The coronavirus outbreak has dealt the UK economy a “more severe blow” than at any time in the last 20 years, according to a flash PMI.
The IHS Markit/CIPS Flash UK Composite PMI plummeted to 37.1 in March, down on 53 in February and against the no-change reading of 50. The results are based on around 85% of usual monthly replies to the survey.
The combined fall in output across manufacturing and services has exceeded that seen at the height of the 2008 financial crash – and the figures were collected before the government’s decision to order pubs, restaurants, shops and leisure businesses to close.
Business expectations for the year ahead have slumped to the lowest since data on this started being collected in 2012.
Duncan Brock, group director at CIPS, said: “Just as the economy began to strengthen at the beginning of the year, the shock of this deepening global health crisis has flung businesses into the abyss, with the worst overall downturn in manufacturing and services for more than two decades.

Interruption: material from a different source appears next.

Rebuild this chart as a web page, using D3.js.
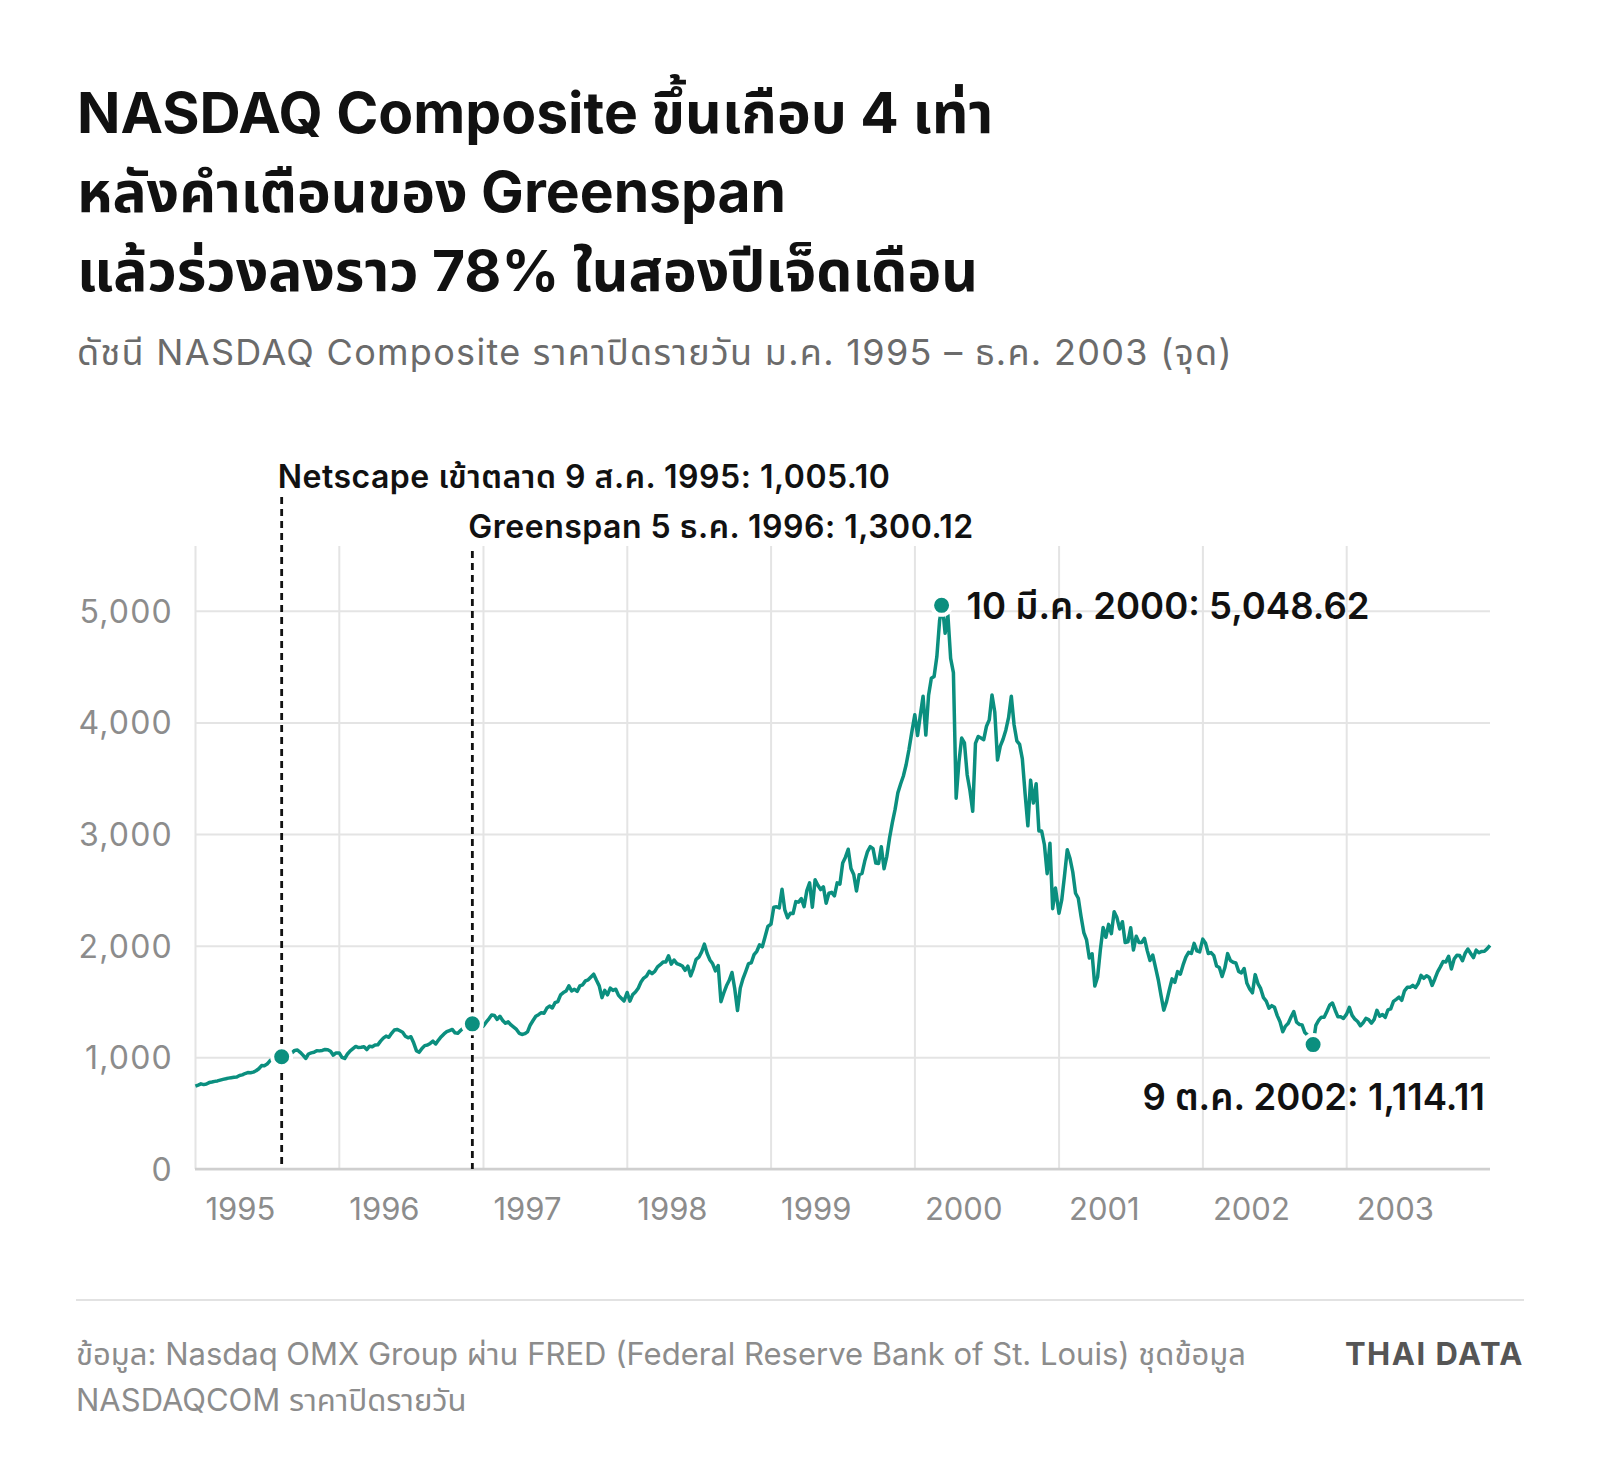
<!DOCTYPE html>
<html>
<head>
<meta charset="utf-8">
<script src="https://cdn.jsdelivr.net/npm/d3@7"></script>
<style>
  html, body { margin: 0; padding: 0; background: #fff; }
  svg text { font-family: Inter, "Noto Sans", "Noto Sans Thai", sans-serif; }
</style>
</head>
<body>
<svg id="chart" width="1600" height="1478"></svg>
<script>
// weekly closes, one value per week starting 2 Jan of each year
const years = [1995, 1996, 1997, 1998, 1999, 2000, 2001, 2002, 2003];
const w1995 = [743, 752, 763, 756, 761, 774, 779, 785, 789, 796, 803, 808, 814, 818, 822, 824, 838, 843, 855, 864, 862, 868, 880, 898, 926, 925,
  940, 968, 990, 978, 1001, 1004, 1005, 1012, 1020, 1040, 1062, 1066, 1045, 1020, 990, 1030, 1040, 1045, 1060, 1058, 1062, 1070, 1068, 1055, 1020, 1040];
const w1996 = [1040, 1000, 990, 1030, 1058, 1078, 1098, 1088, 1090, 1095, 1070, 1100, 1095, 1110, 1112, 1145, 1172, 1190, 1180, 1215, 1245, 1250, 1238, 1225, 1190, 1175,
  1185, 1130, 1060, 1045, 1080, 1105, 1110, 1125, 1145, 1120, 1155, 1185, 1210, 1230, 1240, 1250, 1220, 1215, 1240, 1262, 1280, 1290, 1300, 1270, 1265, 1295];
const w1997 = [1280, 1315, 1345, 1380, 1375, 1340, 1368, 1330, 1305, 1318, 1290, 1270, 1250, 1215, 1205, 1212, 1228, 1290, 1330, 1368, 1382, 1400, 1395, 1440, 1460, 1442,
  1490, 1500, 1560, 1580, 1594, 1640, 1595, 1610, 1590, 1640, 1650, 1685, 1695, 1720, 1745, 1690, 1640, 1535, 1600, 1560, 1620, 1600, 1610, 1555, 1530, 1505];
const w1998 = [1581, 1503, 1562, 1585, 1619, 1675, 1710, 1728, 1771, 1750, 1770, 1810, 1830, 1853, 1854, 1910, 1835, 1872, 1840, 1830, 1818, 1779, 1817, 1730, 1795, 1878,
  1897, 1945, 2014, 1930, 1872, 1838, 1775, 1823, 1499, 1575, 1641, 1690, 1760, 1614, 1419, 1620, 1706, 1771, 1840, 1847, 1920, 1950, 2008, 1990, 2080, 2172];
const w1999 = [2193, 2344, 2348, 2339, 2505, 2321, 2250, 2290, 2288, 2395, 2390, 2421, 2350, 2493, 2563, 2345, 2591, 2542, 2503, 2527, 2380, 2470, 2478, 2447, 2563, 2552,
  2741, 2793, 2864, 2692, 2638, 2490, 2637, 2648, 2758, 2843, 2887, 2869, 2740, 2736, 2887, 2690, 2801, 2967, 3102, 3221, 3369, 3448, 3520, 3621, 3753, 3904];
const w2000 = [4069, 3882, 4064, 4235, 3887, 4244, 4395, 4411, 4590, 4914, 5048, 4798, 4963, 4573, 4446, 3321, 3643, 3860, 3817, 3529, 3390, 3205, 3813, 3874, 3860, 3845,
  3966, 4023, 4246, 4094, 3663, 3787, 3849, 3930, 4042, 4234, 3979, 3835, 3803, 3673, 3361, 3074, 3483, 3278, 3451, 3028, 3027, 2904, 2645, 2917, 2332, 2517];
const w2001 = [2291, 2410, 2626, 2859, 2781, 2660, 2470, 2425, 2262, 2118, 2052, 1890, 1928, 1638, 1720, 1962, 2163, 2075, 2191, 2108, 2305, 2252, 2150, 2215, 2028, 2035,
  2160, 1962, 2084, 2029, 2029, 2066, 1956, 1867, 1916, 1805, 1695, 1555, 1423, 1499, 1605, 1703, 1671, 1768, 1745, 1828, 1898, 1941, 1930, 2021, 1953, 1945];
const w2002 = [2059, 2022, 1930, 1938, 1911, 1818, 1805, 1724, 1802, 1929, 1868, 1852, 1845, 1770, 1756, 1796, 1663, 1613, 1578, 1741, 1661, 1615, 1535, 1504, 1440, 1463,
  1448, 1374, 1319, 1229, 1280, 1306, 1361, 1410, 1315, 1295, 1291, 1222, 1199, 1139, 1114, 1287, 1331, 1360, 1359, 1411, 1468, 1487, 1422, 1363, 1363, 1348];
const w2003 = [1387, 1448, 1376, 1342, 1321, 1283, 1310, 1349, 1338, 1306, 1340, 1421, 1369, 1384, 1358, 1425, 1434, 1502, 1520, 1539, 1511, 1596, 1627, 1627, 1645, 1625,
  1664, 1734, 1708, 1731, 1715, 1644, 1702, 1765, 1810, 1858, 1855, 1905, 1792, 1880, 1915, 1912, 1865, 1932, 1970, 1930, 1893, 1960, 1937, 1949, 1951, 1974, 2003];
const weekly = [w1995, w1996, w1997, w1998, w1999, w2000, w2001, w2002, w2003];

const yTicks = [0, 1000, 2000, 3000, 4000, 5000];
const xTickYears = [1995, 1996, 1997, 1998, 1999, 2000, 2001, 2002, 2003];

const eventDates = ["1995-08-09", "1996-12-05"];
const eventValues = [1005.10, 1300.12];
const eventLabels = ["Netscape เข้าตลาด 9 ส.ค. 1995: 1,005.10", "Greenspan 5 ธ.ค. 1996: 1,300.12"];

const extremeDates = ["2000-03-10", "2002-10-09"];
const extremeValues = [5048.62, 1114.11];
const extremeLabels = ["10 มี.ค. 2000: 5,048.62", "9 ต.ค. 2002: 1,114.11"];

const titleLines = ["NASDAQ Composite ขึ้นเกือบ 4 เท่า", "หลังคำเตือนของ Greenspan", "แล้วร่วงลงราว 78% ในสองปีเจ็ดเดือน"];
const subtitle = "ดัชนี NASDAQ Composite ราคาปิดรายวัน ม.ค. 1995 – ธ.ค. 2003 (จุด)";
const sourceLines = ["ข้อมูล: Nasdaq OMX Group ผ่าน FRED (Federal Reserve Bank of St. Louis) ชุดข้อมูล", "NASDAQCOM ราคาปิดรายวัน"];
const brand = "THAI DATA";

const parseDate = d3.timeParse("%Y-%m-%d");
let series = [];
years.forEach((yr, k) => {
  weekly[k].forEach((v, i) => series.push({ date: new Date(yr, 0, 2 + 7 * i), value: v }));
});

const svg = d3.select("#chart");
const teal = "#0b8f7f";
const margin = { top: 546, right: 110, bottom: 309, left: 195 };
const width = +svg.attr("width");
const height = +svg.attr("height");
const innerWidth = width - margin.left - margin.right;
const innerHeight = height - margin.top - margin.bottom;

// titles
svg.append("g").selectAll("text")
  .data(titleLines).enter().append("text")
  .attr("x", 77)
  .attr("y", (d, i) => 133 + i * 79)
  .attr("font-size", 57)
  .attr("font-weight", 700)
  .attr("fill", "#111")
  .text(d => d);

svg.append("text")
  .attr("x", 77).attr("y", 365)
  .attr("font-size", 36)
  .attr("letter-spacing", 1.3)
  .attr("fill", "#6b6b6b")
  .text(subtitle);

const g = svg.append("g").attr("transform", `translate(${margin.left},${margin.top})`);

const x = d3.scaleTime()
  .domain([new Date(1995, 0, 1), new Date(2004, 0, 1)])
  .range([0, innerWidth]);
const y = d3.scaleLinear()
  .domain([0, 5580])
  .range([innerHeight, 0]);

// y gridlines + labels
const yAxis = g.append("g")
  .call(d3.axisLeft(y).tickValues(yTicks).tickSize(-innerWidth).tickPadding(22).tickFormat(d3.format(",")));
yAxis.select(".domain").remove();
yAxis.selectAll(".tick line").attr("stroke", "#e4e4e4").attr("stroke-width", 2);
yAxis.selectAll(".tick text")
  .attr("font-size", 32).attr("letter-spacing", 1.2).attr("fill", "#8c8c8c")
  .attr("dy", "0.36em");

// x gridlines + labels
const xAxis = g.append("g")
  .attr("transform", `translate(0,${innerHeight})`)
  .call(d3.axisBottom(x).tickValues(xTickYears.map(yr => new Date(yr, 0, 1))).tickSize(-innerHeight).tickFormat(d3.timeFormat("%Y")));
xAxis.select(".domain").remove();
xAxis.selectAll(".tick line").attr("stroke", "#e4e4e4").attr("stroke-width", 2);
xAxis.selectAll(".tick text")
  .attr("font-size", 31).attr("fill", "#8c8c8c")
  .attr("text-anchor", "start")
  .attr("x", 10).attr("y", 51).attr("dy", 0);

// baseline
g.append("line")
  .attr("x1", 0).attr("x2", innerWidth)
  .attr("y1", y(0)).attr("y2", y(0))
  .attr("stroke", "#cfcfcf").attr("stroke-width", 2.5);

// event lines
const eventTops = [-49, 5];
const eventLabelY = [-58, -8];
eventDates.forEach((d, i) => {
  const ex = x(parseDate(d));
  g.append("line")
    .attr("x1", ex).attr("x2", ex)
    .attr("y1", eventTops[i]).attr("y2", y(0))
    .attr("stroke", "#111").attr("stroke-width", 2.8)
    .attr("stroke-dasharray", "7,5");
  g.append("text")
    .attr("x", ex - 4).attr("y", eventLabelY[i])
    .attr("font-size", 32).attr("font-weight", 600).attr("letter-spacing", 0.5).attr("fill", "#111")
    .text(eventLabels[i]);
});

// the index line
const line = d3.line()
  .x(d => x(d.date))
  .y(d => y(d.value));
g.append("path")
  .datum(series)
  .attr("fill", "none")
  .attr("stroke", teal)
  .attr("stroke-width", 3.5)
  .attr("stroke-linejoin", "round")
  .attr("d", line);

// dots
const dots = eventDates.map((d, i) => ({ date: parseDate(d), value: eventValues[i] }))
  .concat(extremeDates.map((d, i) => ({ date: parseDate(d), value: extremeValues[i] })));
g.selectAll("circle.mark")
  .data(dots).enter().append("circle")
  .attr("class", "mark")
  .attr("cx", d => x(d.date))
  .attr("cy", d => y(d.value))
  .attr("r", 9.5)
  .attr("fill", teal)
  .attr("stroke", "#fff")
  .attr("stroke-width", 4);

// peak and trough labels
const pk = { x: x(parseDate(extremeDates[0])), y: y(extremeValues[0]) };
g.append("text")
  .attr("x", pk.x + 25).attr("y", pk.y + 14)
  .attr("font-size", 36.5).attr("font-weight", 600).attr("fill", "#111")
  .text(extremeLabels[0]);
const tr = { x: x(parseDate(extremeDates[1])), y: y(extremeValues[1]) };
g.append("text")
  .attr("x", innerWidth - 5).attr("y", tr.y + 65)
  .attr("text-anchor", "end")
  .attr("font-size", 36.5).attr("font-weight", 600).attr("fill", "#111")
  .text(extremeLabels[1]);

// footer
svg.append("line")
  .attr("x1", 76).attr("x2", 1524)
  .attr("y1", 1300).attr("y2", 1300)
  .attr("stroke", "#e2e2e2").attr("stroke-width", 2);
svg.append("g").selectAll("text")
  .data(sourceLines).enter().append("text")
  .attr("x", 76).attr("y", (d, i) => 1365 + i * 46)
  .attr("font-size", 31).attr("fill", "#8c8c8c")
  .text(d => d);
svg.append("text")
  .attr("x", 1524).attr("y", 1365)
  .attr("text-anchor", "end")
  .attr("font-size", 31).attr("font-weight", 700)
  .attr("letter-spacing", 1.5).attr("fill", "#555")
  .text(brand);
</script>
</body>
</html>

“The services sector received the largest blow as citizens reduced their social activity and leisure activities were abandoned. The sector recorded its worst drop in activity since 1996 when the survey began. New orders also took a significant hit as the rapid realisation of the significance of Covid-19 applied an abrupt brake on consumer-facing businesses.
“Shortages of manufacturing components following global factory closures dislocated manufacturing supply chains and led to the greatest lengthening of delivery times since the index began in 1992. A surge in demand for food and pharmaceutical products led to rising output in some parts of the manufacturing sector, but this was more than offset by a slump in production elsewhere.”
Chris Williamson, chief business economist at IHS Markit, said the data indicated GDP was set to fall at a quarterly rate of 1.5-2%, enough to push the economy into contraction, but this was likely to be the “tip of the iceberg”.
“With additional measures to contain the spread of the virus set to further paralyse large parts of the economy in coming months, such as business closures and potential lockdowns, a recession of a scale we have not seen in modern history is looking increasingly likely,” he said.